Подобным же образом било бы в высокой степени странно думать, что теория исторического материализма возникла из интеллигентского опыта. Базисом общественного развития она признает производительные силы социальной системы, т. е. совокупность ее средств производства и ее рабочих сил: со всем этим интеллигенция всего меньше имеет дела. Живя по преимуществу в сфере «духовной» работы, она сама по себе наиболее склонна к социальному идеализму, к признанию идей за движущие силы социального бытия. Наоборот, для пролетария «производительные силы» — это та сфера, в которой протекает его ежедневный труд, вырастающие из них экономические отношения — это та область, где идет его насущная социальная борьба; и наблюдая различие своей точки зрения и точки зрения предпринимателя на одни и те же, очень простые вещи, пролетарий легче всякого другого должен чувствовать зависимость идей от экономических интересов и отношений[12]. Незаметно и непрерывно из бесчисленных мелких и крупных фактов обыденной жизни, накопляется в пролетарской душе тот опыт, для которого социально-философская теория Маркса является прямым выводом и обобщением.

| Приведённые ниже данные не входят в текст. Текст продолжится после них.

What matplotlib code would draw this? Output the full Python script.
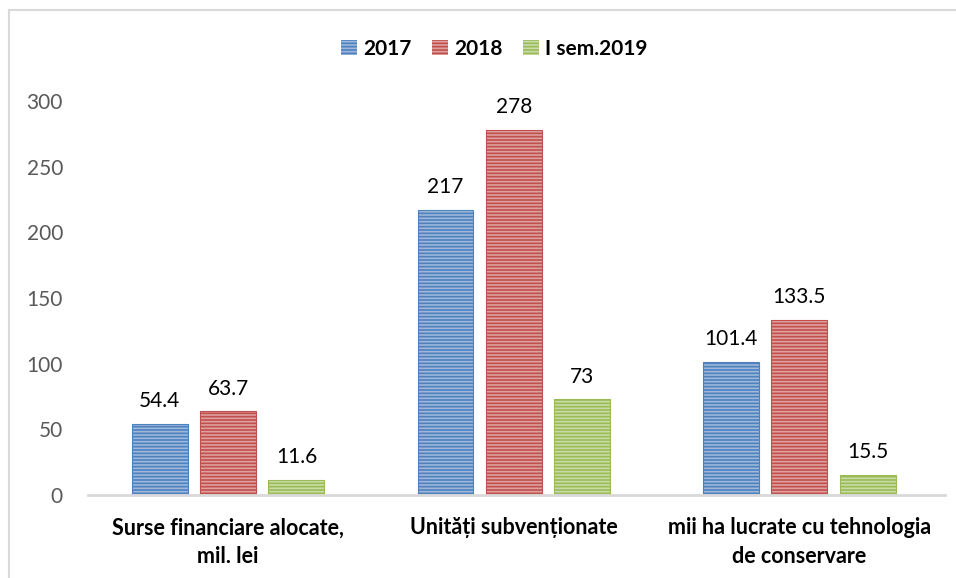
import numpy as np
import matplotlib.pyplot as plt
from matplotlib.patches import Rectangle
from matplotlib.lines import Line2D

plt.rcParams['font.family'] = ['Lato', 'DejaVu Sans']
plt.rcParams['hatch.linewidth'] = 1.2

categories = ['Surse financiare alocate,\nmil. lei', 'Unități subvenționate',
              'mii ha lucrate cu tehnologia\nde conservare']
series = ['2017', '2018', 'I sem.2019']
values_2017 = [54.4, 217, 101.4]
values_2018 = [63.7, 278, 133.5]
values_2019 = [11.6, 73, 15.5]
labels_2017 = ['54.4', '217', '101.4']
labels_2018 = ['63.7', '278', '133.5']
labels_2019 = ['11.6', '73', '15.5']

colors = ['#4F81BD', '#C0504D', '#9BBB59']
stripes = ['#9DB8DC', '#E0A09E', '#C9DCA6']

fig = plt.figure(figsize=(9.56, 5.78), dpi=100)
ax = fig.add_axes([0.092, 0.1436, 0.8965, 0.6817])

x = np.arange(len(categories))
width = 0.196
step = 0.239
all_vals = [values_2017, values_2018, values_2019]
all_labels = [labels_2017, labels_2018, labels_2019]
for i in range(3):
    pos = x + (i - 1) * step
    ax.bar(pos, all_vals[i], width, color=colors[i], edgecolor=stripes[i],
           hatch='-----', linewidth=0)
    ax.bar(pos, all_vals[i], width, fill=False, edgecolor=colors[i], linewidth=0.8)
    for p, v, lab in zip(pos, all_vals[i], all_labels[i]):
        ax.annotate(lab, (p, v), xytext=(0, 9), textcoords='offset points',
                    ha='center', va='bottom', fontsize=15, color='black')

ax.set_xlim(-0.491, 2.51)
ax.set_ylim(0, 300)
ax.set_yticks(range(0, 301, 50))
ax.set_xticks(x)
ax.set_xticklabels(categories, fontsize=15.5, fontweight='bold', linespacing=1.45)
ax.tick_params(axis='x', length=0, pad=16)
ax.tick_params(axis='y', length=0, pad=18, labelsize=15, labelcolor='#595959')
for s in ['top', 'right', 'left']:
    ax.spines[s].set_visible(False)
ax.spines['bottom'].set_color('#D9D9D9')
ax.spines['bottom'].set_linewidth(2)

handles = []
for i in range(3):
    handles.append(Rectangle((0, 0), 1, 1, facecolor=colors[i], edgecolor=stripes[i],
                             hatch='-----', linewidth=0))
fig.legend(handles, series, loc='center', bbox_to_anchor=(0.517, 0.916), ncol=3,
           frameon=False, prop={'weight': 'bold', 'size': 15},
           handlelength=0.75, handleheight=0.75, handletextpad=0.3, columnspacing=1.0)

# chart frame
fig.add_artist(Line2D([9 / 956, 9 / 956], [0, 1 - 10 / 578], color='#D9D9D9', linewidth=1.5))
fig.add_artist(Line2D([9 / 956, 1], [1 - 10 / 578, 1 - 10 / 578], color='#D9D9D9', linewidth=1.5))

fig.savefig('out.png', dpi=100)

Для меня до сих пор остается интересной психологической загадкой, почему я не мог найти в марксистской литературе отчетливого выражения мысли о том, что идеология, или духовная культура, выполняет организующую функцию в жизни общества, групп и классов. Взявши исторически материализм без этой концепции, мы получаем крайне странное и нелогичное положение для тех, кто ставит себе задачей жизни развитие классового самосознания, т. е. идеологии коллектива. Выходит так, как будто люди хотят содействовать перестройке общества непременно с верхнего этажа, а не хотят касаться ни фундамента, каковым являются производительные силы, ни первого этажа — экономических отношений, вообще — направляют свою работу не в глубину социального бытия, а на его поверхность.

Наоборот, наша концепция сразу устраняет недоразумение: развивать классовое самосознание — значит организовывать классовую силу.